For reducing the complexity of DNN hardware, we plan to use a combination of algorithmic and circuit approaches such as

- 1) optimizing the DNN topology for reducing model size
- 2) applying network pruning technique to remove insignificant connections in the DNN model
- 3) binarization/ quantization of the weights and/or intermediate signals in the DNN model
- 4) use low precision approximate circuit to reduce hardware cost at the expense of accuracy
- 5) optimizing memory access schemes to reduce the loss of performance associated with memory access

The above techniques are proven in literature as standalone approaches for specific applications. In this project all the above techniques will be implemented at once while making the DNN hardware programmable. For different applications, the DNN models and its parameters such as depth, size etc will be different.

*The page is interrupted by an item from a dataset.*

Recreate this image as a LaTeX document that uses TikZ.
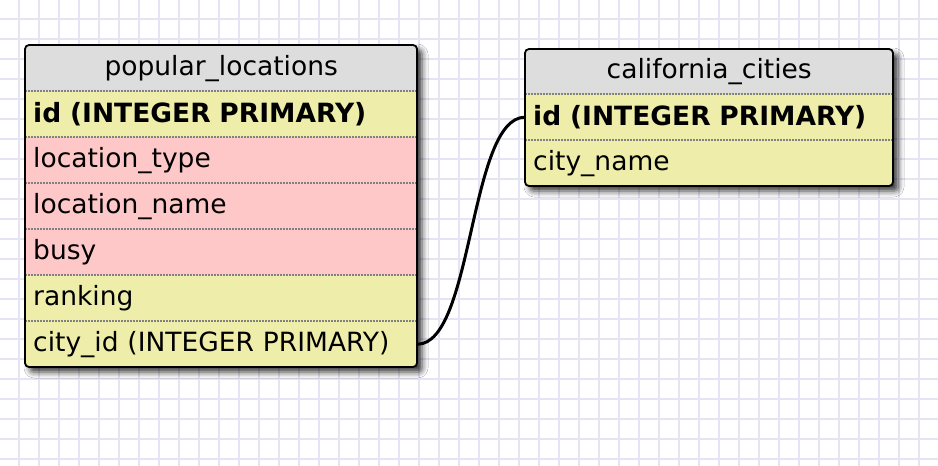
\documentclass[tikz,border=0pt]{standalone}
\usepackage{fontspec}
\setmainfont{DejaVu Sans}
\usetikzlibrary{shadows.blur}
\definecolor{gridblue}{HTML}{E4E4F4}
\definecolor{headgray}{HTML}{DDDDDD}
\definecolor{keyyellow}{HTML}{EEEEAA}
\definecolor{fieldpink}{HTML}{FFC8C8}
\begin{document}
\begin{tikzpicture}[x=1pt,y=-1pt,
        gridline/.style={gridblue,line width=2pt},
        tableframe/.style={line width=1.8pt,rounded corners=4pt},
        tableshadow/.style={fill=keyyellow,rounded corners=4pt,
            blur shadow={shadow xshift=5pt,shadow yshift=-5pt,shadow blur radius=6pt,shadow opacity=80}},
        tablehead/.style={fill=headgray,minimum height=46pt,inner sep=0pt,font=\fontsize{26.5}{30}\selectfont},
        row/.style={anchor=north west,minimum height=46pt,inner xsep=8pt,inner ysep=0pt,align=left,
            font=\fontsize{26.5}{30}\selectfont},
        leftrow/.style={row,text width=376pt},
        rightrow/.style={row,text width=352pt},
        yellowrow/.style={fill=keyyellow},
        pinkrow/.style={fill=fieldpink},
        sepline/.style={gray,line width=1.4pt,dash pattern=on 1.5pt off 1.5pt},
        link/.style={line width=3pt}]
    \useasboundingbox (0,0) rectangle (938,466);
    \fill[white] (0,0) rectangle (938,466);
    \foreach \gx in {19,39,...,938}
        \draw[gridline] (\gx,0) -- (\gx,466);
    \foreach \gy in {19,39,...,466}
        \draw[gridline] (0,\gy) -- (938,\gy);
    % popular_locations
    \begin{scope}
        \path[tableshadow] (25,45) rectangle (417,367);
        \clip[rounded corners=4pt] (25,45) rectangle (417,367);
        \node[tablehead,minimum width=392pt,anchor=north west] (plhead) at (25,45) {popular\_locations};
        \node[leftrow,yellowrow] (plid) at (25,91) {\bfseries id (INTEGER PRIMARY)};
        \node[leftrow,pinkrow] (pltype) at (25,137) {location\_type};
        \node[leftrow,pinkrow] (plname) at (25,183) {location\_name};
        \node[leftrow,pinkrow] (plbusy) at (25,229) {busy};
        \node[leftrow,yellowrow] (plrank) at (25,275) {ranking};
        \node[leftrow,yellowrow] (plcity) at (25,321) {city\_id (INTEGER PRIMARY)};
        \foreach \r in {plid,pltype,plname,plbusy,plrank,plcity}
            \draw[sepline] (\r.north west) -- (\r.north east);
    \end{scope}
    \draw[tableframe] (25,45) rectangle (417,367);
    % california_cities
    \begin{scope}
        \path[tableshadow] (525,49) rectangle (893,186);
        \clip[rounded corners=4pt] (525,49) rectangle (893,186);
        \node[tablehead,minimum width=368pt,anchor=north west,minimum height=45pt] (cchead) at (525,49) {california\_cities};
        \node[rightrow,yellowrow] (ccid) at (525,94) {\bfseries id (INTEGER PRIMARY)};
        \node[rightrow,yellowrow] (ccname) at (525,140) {city\_name};
        \foreach \r in {ccid,ccname}
            \draw[sepline] (\r.north west) -- (\r.north east);
    \end{scope}
    \draw[tableframe] (525,49) rectangle (893,186);
    % link
    \draw[link] (plcity.east) .. controls +(56,0) and +(-56,0) .. (ccid.west);
\end{tikzpicture}
\end{document}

Therefore, design-time parameterisation will be used for making the DNN hardware easily scalable and flexible with respect to size, parameters and selection of optimization techniques and compile to the minimum possible hardware. This will enable the hardware to be adaptable to different applications. The above techniques may potentially reduce the accuracy of the DNN model while reducing the complexity. Therefore, a careful analysis on the trade-off of complexity vs accuracy will be performed. The DNN hardware will be implemented on an FPGA and will support convolutional neural network (CNN) type architectures. Extensive experimentation and evaluation will be performed to validate and tune the proposed architecture for a specific application.